You would do well to start some basic obedience drills. Sit, down, stay, leave it, release. These basics give you a means of communication so you can guide him through his decisions.
Then set him up for the very situations he has trouble with. Put him on the leash so you have a means of control and communication while you are teaching. Teach him to sit and wait patiently for his meal. He needs to look to you and be calm before he gets released to his food. It is also good to stand in front of him with his food bowl and when he makes eye contact you can lower the bowl to him. Keep your hands on it. After he gets a bite or two then say 'enough' and lift the bowl straight up and out of range. When he gets calm and looks at you then repeat. Do this until the food is gone. He needs to understand that you control the food, he will get his fair share, but he must have manners. This will evolve to having the bowl on the ground and you are able to step in and pick it up at any time without him getting worried. The leash is there to stop him in case he goes to protect the food.
Then you have to move on to teaching him not to covet things from other dogs. The basic message is that all things belong to you and he gets them when he has good manners and he is never permitted to snark at other dogs for anything.
We have games that you can play to teach all of this and are happy to help.
Be sure you have lots of toys out so if he covets most of them your other dog still has plenty. And you less are likely to have issues if there are more toys than they need, so it is tough to get freaky about 30 toys instead of just one or two.
Please feel free to call (7 days/wk - 9am -pm Colorado time), as it will be easier to chat then to write a small book.
Just so you know we don't do 'treat based' training nor do we use devices. We are all about love, trust and respect taught through a big vocabulary and great drills.

Dog Dancer
May 14th, 2012, 03:09 PM
Tenderfood I sure wish you lived here in BC!

May 14th, 2012, 03:26 PM
I would wait until the dog is at a healthy weight before you start doing work on the RG. At this point, when he's still starving, I think it's a little unrealistic to try to make significant behavioral changes, and they may diminish anyway when he reaches a healthy weight. Training cannot mitigate illness, and right now I think you should treat him as a sick animal.
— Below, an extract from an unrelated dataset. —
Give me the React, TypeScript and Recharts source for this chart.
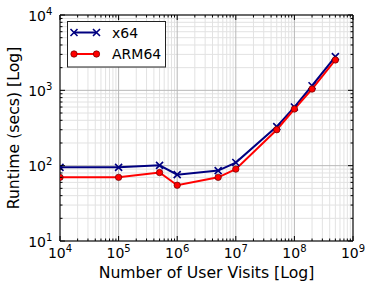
import React from 'react';
import { LineChart, Line, XAxis, YAxis, ReferenceLine, Legend } from 'recharts';

// ---- data ----
const visits = [1e4, 1e5, 5e5, 1e6, 5e6, 1e7, 5e7, 1e8, 2e8, 5e8];
const x64Runtime = [95, 95, 101, 76, 86, 110, 330, 600, 1150, 2800];
const arm64Runtime = [70, 70, 81, 55, 70, 90, 300, 565, 1040, 2530];
const seriesNames = ['x64', 'ARM64'];
const xMajorTicks = [1e4, 1e5, 1e6, 1e7, 1e8, 1e9];
const yMajorTicks = [1e1, 1e2, 1e3, 1e4];
const minorMultipliers = [2, 3, 4, 5, 6, 7, 8, 9];
const xTitle = 'Number of User Visits [Log]';
const yTitle = 'Runtime (secs) [Log]';

const data = visits.map((v, i) => ({ visits: v, x64: x64Runtime[i], arm64: arm64Runtime[i] }));

const minorsOf = (majors: number[]) =>
  majors.slice(0, -1).flatMap((m) => minorMultipliers.map((k) => m * k));
const xMinorTicks = minorsOf(xMajorTicks);
const yMinorTicks = minorsOf(yMajorTicks);
const xAllTicks = [...xMajorTicks, ...xMinorTicks].sort((a, b) => a - b);
const yAllTicks = [...yMajorTicks, ...yMinorTicks].sort((a, b) => a - b);

const isMajor = (v: number) => Math.abs(Math.log10(v) - Math.round(Math.log10(v))) < 1e-9;
const expOf = (v: number) => String(Math.round(Math.log10(v)));

const FONT = 'DejaVu Sans';
const NAVY = '#000080';
const RED = '#ff0000';
const FRAME = '#444';
const MAJ = 5;
const MIN = 2.5;

const XTickBottom = (props: any) => {
  const { x, y, payload } = props;
  const major = isMajor(payload.value);
  return (
    <g>
      <line x1={x} x2={x} y1={y} y2={y - (major ? MAJ : MIN)} stroke="#000" strokeWidth={1} />
      {major && (
        <text x={x} y={y + 17} textAnchor="middle" fontSize={14} fontFamily={FONT} fill="#000">
          10
          <tspan fontSize={10} dy={-6}>{expOf(payload.value)}</tspan>
        </text>
      )}
    </g>
  );
};

const XTickTop = (props: any) => {
  const { x, y, payload } = props;
  const major = isMajor(payload.value);
  return <line x1={x} x2={x} y1={y} y2={y + (major ? MAJ : MIN)} stroke="#000" strokeWidth={1} />;
};

const YTickLeft = (props: any) => {
  const { x, y, payload } = props;
  const major = isMajor(payload.value);
  return (
    <g>
      <line x1={x} x2={x + (major ? MAJ : MIN)} y1={y} y2={y} stroke="#000" strokeWidth={1} />
      {major && (
        <text x={x - 14} y={y + 5.5} textAnchor="end" fontSize={14} fontFamily={FONT} fill="#000">
          10
        </text>
      )}
      {major && (
        <text x={x - 14} y={y - 0.5} textAnchor="start" fontSize={10} fontFamily={FONT} fill="#000">
          {expOf(payload.value)}
        </text>
      )}
    </g>
  );
};

const YTickRight = (props: any) => {
  const { x, y, payload } = props;
  const major = isMajor(payload.value);
  return <line x1={x} x2={x - (major ? MAJ : MIN)} y1={y} y2={y} stroke="#000" strokeWidth={1} />;
};

const CrossDot = (props: any) => {
  const { cx, cy, stroke } = props;
  if (cx == null || cy == null) return null;
  const s = 3.5;
  return (
    <path
      key={`c-${cx}-${cy}`}
      d={`M${cx - s},${cy - s}L${cx + s},${cy + s}M${cx - s},${cy + s}L${cx + s},${cy - s}`}
      stroke={stroke || NAVY}
      strokeWidth={1.6}
      fill="none"
    />
  );
};

const CircleDot = (props: any) => {
  const { cx, cy } = props;
  if (cx == null || cy == null) return null;
  return <circle key={`o-${cx}-${cy}`} cx={cx} cy={cy} r={3.2} fill={RED} stroke="#600" strokeWidth={0.7} />;
};

const LegendBox = (props: any) => {
  const payload = [...(props.payload || [])].sort(
    (a: any, b: any) => seriesNames.indexOf(a.value) - seriesNames.indexOf(b.value)
  );
  return (
    <svg width={99} height={47} style={{ display: 'block' }}>
      <rect x={0.5} y={0.5} width={98} height={45.5} fill="#fff" stroke="#222" strokeWidth={1} />
      {payload.map((p: any, i: number) => {
        const cy = 11.5 + i * 21.5;
        const isX = p.dataKey === 'x64';
        return (
          <g key={p.value}>
            <line x1={7} x2={29.5} y1={cy} y2={cy} stroke={p.color} strokeWidth={2} />
            {isX ? (
              <>
                <CrossDot cx={7} cy={cy} stroke={NAVY} />
                <CrossDot cx={29.5} cy={cy} stroke={NAVY} />
              </>
            ) : (
              <>
                <CircleDot cx={7} cy={cy} />
                <CircleDot cx={29.5} cy={cy} />
              </>
            )}
            <text x={45} y={cy + 5} fontSize={14} fontFamily={FONT} fill="#000">
              {p.value}
            </text>
          </g>
        );
      })}
    </svg>
  );
};

export default function App() {
  return (
    <div style={{ position: 'absolute', left: 0, top: 0, width: 374, height: 288, background: '#fff' }}>
      <LineChart width={374} height={288} data={data} margin={{ top: 0, right: 0, bottom: 0, left: 0 }}>
        <XAxis
          xAxisId="b"
          dataKey="visits"
          type="number"
          scale="log"
          domain={[1e4, 1e9]}
          allowDataOverflow
          ticks={xAllTicks}
          interval={0}
          height={47}
          tickSize={0}
          tickMargin={0}
          tickLine={false}
          tick={XTickBottom}
          axisLine={{ stroke: FRAME, strokeWidth: 1.5 }}
        />
        <XAxis
          xAxisId="t"
          orientation="top"
          dataKey="visits"
          type="number"
          scale="log"
          domain={[1e4, 1e9]}
          allowDataOverflow
          ticks={xAllTicks}
          interval={0}
          height={15}
          tickSize={0}
          tickMargin={0}
          tickLine={false}
          tick={XTickTop}
          axisLine={{ stroke: FRAME, strokeWidth: 1.5 }}
        />
        <YAxis
          yAxisId="l"
          type="number"
          scale="log"
          domain={[10, 1e4]}
          allowDataOverflow
          ticks={yAllTicks}
          interval={0}
          width={60}
          tickSize={0}
          tickMargin={0}
          tickLine={false}
          tick={YTickLeft}
          axisLine={{ stroke: FRAME, strokeWidth: 1.5 }}
        />
        <YAxis
          yAxisId="r"
          orientation="right"
          type="number"
          scale="log"
          domain={[10, 1e4]}
          allowDataOverflow
          ticks={yAllTicks}
          interval={0}
          width={21}
          tickSize={0}
          tickMargin={0}
          tickLine={false}
          tick={YTickRight}
          axisLine={{ stroke: FRAME, strokeWidth: 1.5 }}
        />
        {xMinorTicks.map((v) => (
          <ReferenceLine key={`xm${v}`} xAxisId="b" yAxisId="l" x={v} stroke="#e2e2e2" strokeWidth={1} />
        ))}
        {yMinorTicks.map((v) => (
          <ReferenceLine key={`ym${v}`} xAxisId="b" yAxisId="l" y={v} stroke="#e2e2e2" strokeWidth={1} />
        ))}
        {xMajorTicks.map((v) => (
          <ReferenceLine key={`xM${v}`} xAxisId="b" yAxisId="l" x={v} stroke="#b8b8b8" strokeWidth={1} />
        ))}
        {yMajorTicks.map((v) => (
          <ReferenceLine key={`yM${v}`} xAxisId="b" yAxisId="l" y={v} stroke="#b8b8b8" strokeWidth={1} />
        ))}
        <Legend
          layout="horizontal"
          verticalAlign="middle"
          align="center"
          content={LegendBox}
          wrapperStyle={{ position: 'absolute', left: 67, top: 21, width: 99, height: 47 }}
        />
        <Line
          xAxisId="b"
          yAxisId="l"
          dataKey="x64"
          name={seriesNames[0]}
          stroke={NAVY}
          strokeWidth={2}
          dot={CrossDot}
          activeDot={false}
          isAnimationActive={false}
        />
        <Line
          xAxisId="b"
          yAxisId="l"
          dataKey="arm64"
          name={seriesNames[1]}
          stroke={RED}
          strokeWidth={2}
          dot={CircleDot}
          activeDot={false}
          isAnimationActive={false}
        />
        <text x={206.5} y={278} textAnchor="middle" fontSize={15.7} fontFamily={FONT} fill="#000">
          {xTitle}
        </text>
        <text
          x={18.5}
          y={128}
          textAnchor="middle"
          fontSize={15.7}
          fontFamily={FONT}
          fill="#000"
          transform="rotate(-90, 18.5, 128)"
        >
          {yTitle}
        </text>
      </LineChart>
    </div>
  );
}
I think practicing self-control exercises is a good idea, but it's going to take a few weeks for the dogs to sort themselves out, and for you to start seeing this little guy's true personality. I think it's totally understandable for an animal who was living on the streets and starving that has suddenly been given all of this safety and abundance to be possessive of it. It may be a product of the situation, not really who he fundamentally is.

Make time for all of the dogs individually for training, play, and affection. Make sure your sheltie has a chill-out space where they can get away from the new addition. While you are in training, I would also remove temptation and not let the dogs have access to any objects the pom will guard without supervision. That way, when you want to start your counter-conditioning program, you will have total control of the situation and not set the pom up to fail by letting him repeat the behavior unchecked.

In case you haven't found it in your travels, this is one of the best books on RG out there.

May 14th, 2012, 10:22 PM
Good advice!
Just be sure that these bad behaviors are NOT being reinforced and learned as behaviors that work.
Yes, he is not himself as long as he is skinny - but you aren't starving him anymore. He is going to get fed a good amount of food, so good manners still apply.